Amber Beaton’s father called her crazy when she told him she wanted to open a barbecue restaurant with her friends in the midst of the coronavirus pandemic.
Thousands of restaurants have closed permanently as a consequence of COVID-19, according to Yelp’s June Economic Impact Report. And even long-established business owners say they’re challenged by quickly changing regulations and residual customer fear of getting sick.
But Beaton, her husband and Rich and Jenee Newman decided years ago if “the right place, right time comes along” to expand their backyard barbecue business to a dine-in restaurant, they’d pounce.
So when they heard this spring that the owners of Hung Far Low wanted to sell their Longview location, they withdrew their savings, pooled their money and went all in on their dream.
“I don’t feel like this is the right time,” Beaton laughed. “But it was the right location. It’s right on Ocean Beach Highway, so we think we could catch people as they are driving to and from the beach.”
The Beatons, the Newmans and two other couples bought out Hung Far Low‘s owners for about $100,000, she said. They’ve invested another $150,000 in renovations and new inventory, including a $10,000 smoker grill.
On Tuesday, they officially opened PNW Meatheads BBQ for dine-in customers.
“We took all of our money and put it into this, so we were able to start without debt. … We have no backup. If things don’t work out, we could lose everything we’ve invested,” Beaton said.
“Everyone asks us if we are out of our minds,” she added with a chuckle.
PNW Meatheads builds on Reed Beaton and Rich Newman’s long friendship.

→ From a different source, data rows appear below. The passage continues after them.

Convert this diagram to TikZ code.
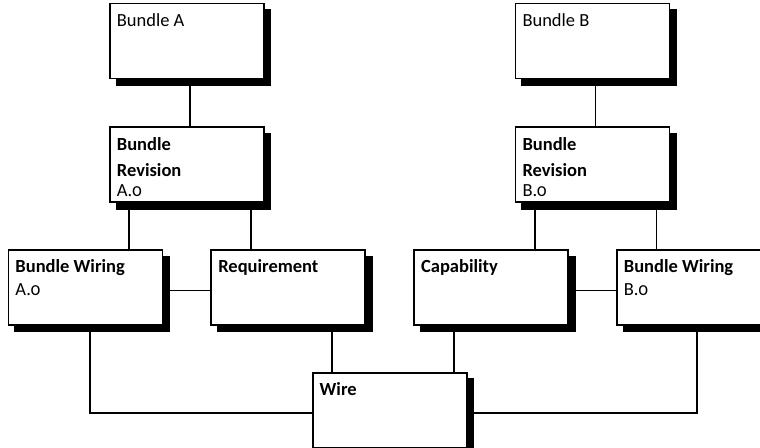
\documentclass[tikz,border=0pt]{standalone}
\usepackage{fontspec}
\setmainfont[Numbers=OldStyle]{Carlito}
\usetikzlibrary{positioning,calc,shadows}
\tikzset{
  ent/.style={draw=black, line width=1.8pt, fill=white, minimum width=154pt, minimum height=75pt, inner sep=5pt, font=\fontsize{18.5}{24}\selectfont,
    drop shadow={shadow xshift=6.5pt, shadow yshift=-6.5pt, fill=black, draw=black, line width=1.8pt, opacity=1}},
  lnk/.style={line width=1.8pt, color=black},
}
\newcommand{\enttext}[1]{\parbox[t][55pt][t]{140pt}{\raggedright #1}}

\begin{document}
\begin{tikzpicture}[node distance=46pt and 47pt]
    \useasboundingbox (0,0) rectangle (760pt,-447pt);
    \clip (0,0) rectangle (760pt,-447pt);
    % bottom row
    \node[ent] (wa) at (85.5pt,-287.5pt) {\enttext{\textbf{Bundle Wiring}\\[-1pt]A.0}};
    \node[ent, right=of wa] (req) {\enttext{\textbf{Requirement}}};
    \node[ent, right=of req] (cap) {\enttext{\textbf{Capability}}};
    \node[ent, right=of cap] (wb) {\enttext{\textbf{Bundle Wiring}\\[-1pt]B.0}};
    % revisions and bundles
    \coordinate (ma) at ($(wa.north)!0.5!(req.north)$);
    \coordinate (mb) at ($(cap.north)!0.5!(wb.north)$);
    \node[ent, above=of ma] (reva) {\enttext{\textbf{Bundle}\\[2pt]\textbf{Revision}\\[-4pt]A.0}};
    \node[ent, above=of mb] (revb) {\enttext{\textbf{Bundle}\\[2pt]\textbf{Revision}\\[-4pt]B.0}};
    \node[ent, above=47pt of reva] (bunda) {\enttext{Bundle A}};
    \node[ent, above=47pt of revb] (bundb) {\enttext{Bundle B}};
    % wire
    \coordinate (mw) at ($(req.south)!0.5!(cap.south)$);
    \node[ent, below=of mw] (wire) {\enttext{\textbf{Wire}}};

    \draw[lnk] ([xshift=3pt]bunda.south) -- ([xshift=3pt]reva.north);
    \draw[lnk] ([xshift=3pt]bundb.south) -- ([xshift=3pt]revb.north);
    \draw[lnk] ([xshift=20pt]reva.south west) -- ([xshift=20pt]reva.south west |- wa.north);
    \draw[lnk] ([xshift=-14pt]reva.south east) -- ([xshift=-14pt]reva.south east |- req.north);
    \draw[lnk] ([xshift=20pt]revb.south west) -- ([xshift=20pt]revb.south west |- cap.north);
    \draw[lnk] ([xshift=-14pt]revb.south east) -- ([xshift=-14pt]revb.south east |- wb.north);
    \draw[lnk] ([yshift=-3pt]wa.east) -- ([yshift=-3pt]req.west);
    \draw[lnk] ([yshift=-3pt]cap.east) -- ([yshift=-3pt]wb.west);
    \draw[lnk] ([xshift=20pt]wire.north west) -- ([xshift=20pt]wire.north west |- req.south);
    \draw[lnk] ([xshift=-14pt]wire.north east) -- ([xshift=-14pt]wire.north east |- cap.south);
    \draw[lnk] ([xshift=4.5pt]wa.south) |- ([yshift=-2.5pt]wire.west);
    \draw[lnk] ([xshift=3pt]wb.south) |- ([yshift=-2.5pt]wire.east);
\end{tikzpicture}
\end{document}
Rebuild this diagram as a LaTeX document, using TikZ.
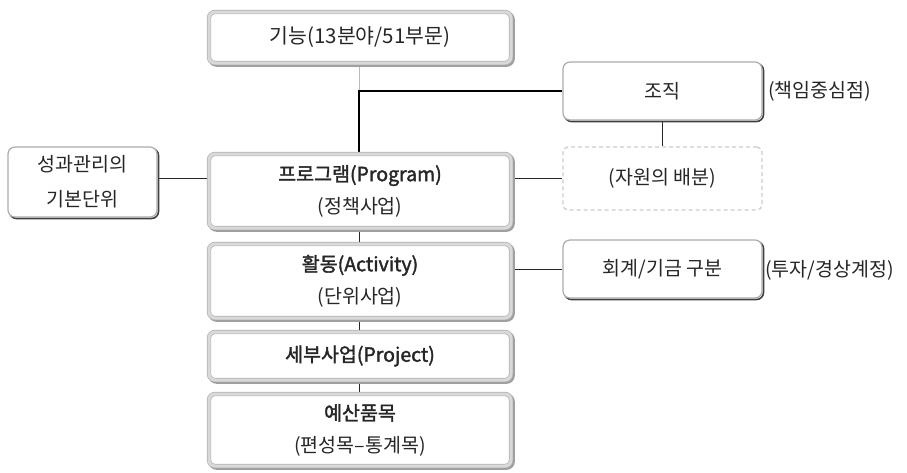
\documentclass[tikz,border=0pt]{standalone}
\usepackage{fontspec}
\setmainfont{Noto Sans CJK KR}[BoldFont={Noto Sans CJK KR}, BoldFeatures={FakeBold=1.8}]
\usetikzlibrary{backgrounds}
\begin{document}
\begin{tikzpicture}[x=1pt,y=-1pt,
  every node/.style={font=\fontsize{19.5}{32}\selectfont, align=center, inner sep=0pt, text=black!85},
  mainbox/.style={rounded corners=6pt, fill=white, draw=gray!60, double=gray!30, double distance=3pt, line width=0.7pt, minimum width=302pt,
    preaction={draw=gray!75, line width=4.4pt, transform canvas={shift={(1.6pt,-1.6pt)}}}},
  smallbox/.style={rounded corners=7pt, fill=white, draw=gray!65, line width=1.2pt,
    preaction={draw=gray!50!black, line width=1.6pt, transform canvas={shift={(1.5pt,-1.5pt)}}}},
  dashbox/.style={rounded corners=5pt, draw=gray!40, line width=1.3pt, dash pattern=on 4pt off 3pt},
  link/.style={draw=gray!30!black, line width=0.9pt},
  strong/.style={draw=black, line width=1.8pt},
  thinlink/.style={draw=gray!55, line width=1pt}]
\useasboundingbox (0,0) rectangle (907,472);
\node[mainbox, minimum height=51pt, font=\fontsize{20.5}{32}\selectfont] (func) at (360,37.5) {기능(13분야/51부문)};
\node[mainbox, minimum height=74pt] (prog) at (360,191) {\textbf{프로그램(Program)}\\(정책사업)};
\node[mainbox, minimum height=74pt] (act) at (360,281) {\textbf{활동(Activity)}\\(단위사업)};
\node[mainbox, minimum height=48pt] (proj) at (360,356) {\textbf{세부사업(Project)}};
\node[mainbox, minimum height=72pt] (budget) at (360,430) {\textbf{예산품목}\\(편성목–통계목)};
\node[smallbox, minimum width=199pt, minimum height=58pt] (org) at (662.5,91) {조직};
\node[dashbox, minimum width=199pt, minimum height=63pt] (alloc) at (662.5,178.5) {(자원의 배분)};
\node[smallbox, minimum width=149pt, minimum height=70pt, font=\fontsize{19.5}{35}\selectfont] (perf) at (82.5,182) {성과관리의\\기본단위};
\node[smallbox, minimum width=199pt, minimum height=58pt] (acct) at (662.5,269) {회계/기금 구분};
\node[anchor=west] (resp) at (768,91) {(책임중심점)};
\node[anchor=west] (inv) at (765,270) {(투자/경상계정)};
\coordinate (jn) at (359,91);
\begin{pgfonlayer}{background}
\draw[thinlink] (func.south -| jn) -- (jn);
\draw[strong] (org.west) -- (jn) -- (prog.north -| jn);
\draw[link] ([yshift=4pt]perf.east) -- ([yshift=4pt]perf.east -| prog.west);
\draw[link] (alloc.west -| prog.east) -- (alloc.west);
\draw[link] (acct.west -| act.east) -- (acct.west);
\draw[link] (org.south) -- (alloc.north);
\draw[link] (prog.south -| jn) -- (act.north -| jn);
\draw[link] (act.south -| jn) -- (proj.north -| jn);
\draw[link] (proj.south -| jn) -- (budget.north -| jn);
\end{pgfonlayer}
\end{tikzpicture}
\end{document}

The two Longview men have known each other since high school, and the “meatheads” have been grilling together almost as long, Amber Beaton said.
For the last three years, the duo has lent their grill skills to family and friends by making food for small events. In February they started a catering company with the hope of opening a physical location.
The new owners replaced the red booths of Hung Far Low with sleek black booths. The center of the restaurant is lined with wooden tables spaced six feet apart.
Waitresses wearing “Natural Born Griller” T-shirts and face masks with witty speech bubbles (e.g. Why are you up in my grill?) embody the “sweet and saucy” attitude Beaton envisions for the restaurant.
“We want to be a destination to enjoy. … We are kind of country and hard rock. We want to have that down-home country feel,” Beaton said as “The Devil Went Down to Georgia” played on the dining room speakers.
The lounge and bar remain closed for now because of the state’s COVID-19 restrictions. And the virus also delayed the processing of their liquor license, so hard drinks aren’t available yet.
A true grand opening celebration is on hold until Cowlitz County enters Phase 4 of the state’s reopening plan, Beaton said.
The pandemic also boosted meat prices, so the restaurant is spending more than it budgeted on supplies, Beaton said. For example, a tri-tip that used to cost $3 now costs $7.
“It’s really hard” opening during the pandemic, she said. “We are hoping at this point just to turn enough profit to put a little money back into the account, so we can finish doing the bar whenever that’s allowed to open.”
In some ways, though, timing the opening with the pandemic benefited the meatheads.
“We were able to do some negotiations for our lease that allowed us to work in here on some things without having to pay our usual monthly rent” during the mandated business closures, Beaton said.
And instead of retraining staff to wear facemasks all day and follow other COVID rules, the owners could set those expectations right off the bat. They don’t have to fight old habits or pushback from employees, Beaton said.
On Tuesday, the restaurant got its first customers right when doors opened at 11 a.m. A steady stream of lunch-goers dropped in the first hour, and the phone rang often with call-in orders.
Included in the first wave of customers was Blaine Wilson of Kelso.
He said he came by on opening day because “I like barbecue.”
Wilson said he liked the brisket sandwich and fries he ordered, although the style of food differs from what he usually considers barbecue. Beaton said that’s the point.
“We are not Texas or South Carolina barbecue,” she said. “We are Pacific Northwest barbecue.”